María Magdalena Campos-Pons is a Nashville-based artist who grew up in Matanzas, Cuba, in a family with Nigerian, Spanish, and Chinese lineage. Through her installations, painting, photography, performance, and video, she explores dislocation, femininity, identity, longing, and spirituality. Campos-Pons is the Vanderbilt Cornelius Endowed Chair of Fine Arts Drawing, Performance, and Installation at Vanderbilt University.
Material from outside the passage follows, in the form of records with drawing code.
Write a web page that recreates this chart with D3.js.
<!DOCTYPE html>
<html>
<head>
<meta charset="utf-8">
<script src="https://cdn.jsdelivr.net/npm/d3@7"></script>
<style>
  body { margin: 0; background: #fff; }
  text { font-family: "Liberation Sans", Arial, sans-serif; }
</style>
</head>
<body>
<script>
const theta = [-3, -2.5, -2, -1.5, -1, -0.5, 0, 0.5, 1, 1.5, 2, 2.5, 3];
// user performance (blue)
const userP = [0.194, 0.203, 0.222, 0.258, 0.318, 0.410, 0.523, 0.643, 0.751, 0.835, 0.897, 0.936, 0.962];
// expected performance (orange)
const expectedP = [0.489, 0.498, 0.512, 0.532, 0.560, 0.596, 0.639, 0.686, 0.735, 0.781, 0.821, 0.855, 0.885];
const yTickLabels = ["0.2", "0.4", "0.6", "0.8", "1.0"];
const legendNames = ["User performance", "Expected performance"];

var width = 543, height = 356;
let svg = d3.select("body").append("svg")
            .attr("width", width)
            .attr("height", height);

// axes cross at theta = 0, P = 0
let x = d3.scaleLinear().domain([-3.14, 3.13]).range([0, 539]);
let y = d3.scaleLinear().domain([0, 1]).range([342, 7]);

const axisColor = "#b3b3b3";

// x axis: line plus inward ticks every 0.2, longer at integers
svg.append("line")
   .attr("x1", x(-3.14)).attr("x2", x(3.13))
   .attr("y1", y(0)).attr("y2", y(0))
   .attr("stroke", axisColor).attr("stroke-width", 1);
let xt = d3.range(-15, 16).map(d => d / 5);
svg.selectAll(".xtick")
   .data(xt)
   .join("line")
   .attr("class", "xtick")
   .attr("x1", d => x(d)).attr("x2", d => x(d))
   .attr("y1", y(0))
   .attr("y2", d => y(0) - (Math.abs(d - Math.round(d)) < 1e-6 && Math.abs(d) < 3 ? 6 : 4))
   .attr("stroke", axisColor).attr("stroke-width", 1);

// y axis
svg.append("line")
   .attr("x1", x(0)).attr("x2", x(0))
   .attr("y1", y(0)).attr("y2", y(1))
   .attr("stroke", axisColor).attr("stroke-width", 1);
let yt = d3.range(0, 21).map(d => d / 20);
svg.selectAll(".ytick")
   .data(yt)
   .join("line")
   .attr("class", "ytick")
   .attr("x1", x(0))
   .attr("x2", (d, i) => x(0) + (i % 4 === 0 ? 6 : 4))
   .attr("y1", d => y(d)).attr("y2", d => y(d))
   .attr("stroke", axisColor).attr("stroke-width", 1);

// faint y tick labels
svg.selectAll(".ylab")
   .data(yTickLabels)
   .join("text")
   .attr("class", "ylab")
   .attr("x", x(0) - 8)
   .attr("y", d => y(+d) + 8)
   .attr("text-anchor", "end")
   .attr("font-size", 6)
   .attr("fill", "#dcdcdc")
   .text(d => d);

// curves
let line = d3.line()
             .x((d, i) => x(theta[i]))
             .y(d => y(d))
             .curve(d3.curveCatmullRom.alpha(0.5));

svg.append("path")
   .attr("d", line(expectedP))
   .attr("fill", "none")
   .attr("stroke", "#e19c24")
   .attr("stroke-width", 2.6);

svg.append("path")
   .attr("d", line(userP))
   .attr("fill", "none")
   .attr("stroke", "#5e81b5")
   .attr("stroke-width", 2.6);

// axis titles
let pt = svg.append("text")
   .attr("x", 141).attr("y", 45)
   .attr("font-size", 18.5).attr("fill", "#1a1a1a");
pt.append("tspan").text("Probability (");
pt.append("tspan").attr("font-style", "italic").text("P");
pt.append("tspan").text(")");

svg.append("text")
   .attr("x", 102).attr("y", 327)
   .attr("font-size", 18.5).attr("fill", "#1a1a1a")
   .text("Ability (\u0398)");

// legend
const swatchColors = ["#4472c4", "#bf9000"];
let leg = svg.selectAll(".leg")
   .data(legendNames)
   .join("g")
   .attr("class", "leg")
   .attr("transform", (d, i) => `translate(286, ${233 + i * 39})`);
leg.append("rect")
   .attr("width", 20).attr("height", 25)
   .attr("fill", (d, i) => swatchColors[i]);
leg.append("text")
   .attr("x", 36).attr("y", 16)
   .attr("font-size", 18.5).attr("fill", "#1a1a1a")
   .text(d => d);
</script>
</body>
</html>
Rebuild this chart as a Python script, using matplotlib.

The Museum of Modern Art presented Campos-Pons’ evocative multimedia installation Spoken Softly with Mama in 1998. It was then featured in Authentic/Ex-centric: Africa in and out of Africa at the 49th Venice Biennale in 2001. The Spelman College Museum of Fine Art acquired the second version, Spoken Softly with Mama II, in 2011 in celebration of its fifteenth anniversary. Both iterations evoke Campos-Pons’ mother and three generations of her matrilineage. Incorporating video projections, stylized ironing boards, and pâte de verre (a decorative glass made in a mold) irons, the artist conjures the intimate presence of female relatives, time-consuming domestic chores, and their shared experience of laboring over items that they could not afford. Curator Sally Berger described Spoken Softly with Mama as an installation in which Campos-Pons exchanged the ordinary materials that the women used for “fine wood, glass, and translucent fabric to signify the transcendence of their endeavors and the innate fragility of human relationships.” Spoken Softly with Mama II is an affirmation of resilience, strength, inspiration, affirmation, and joy.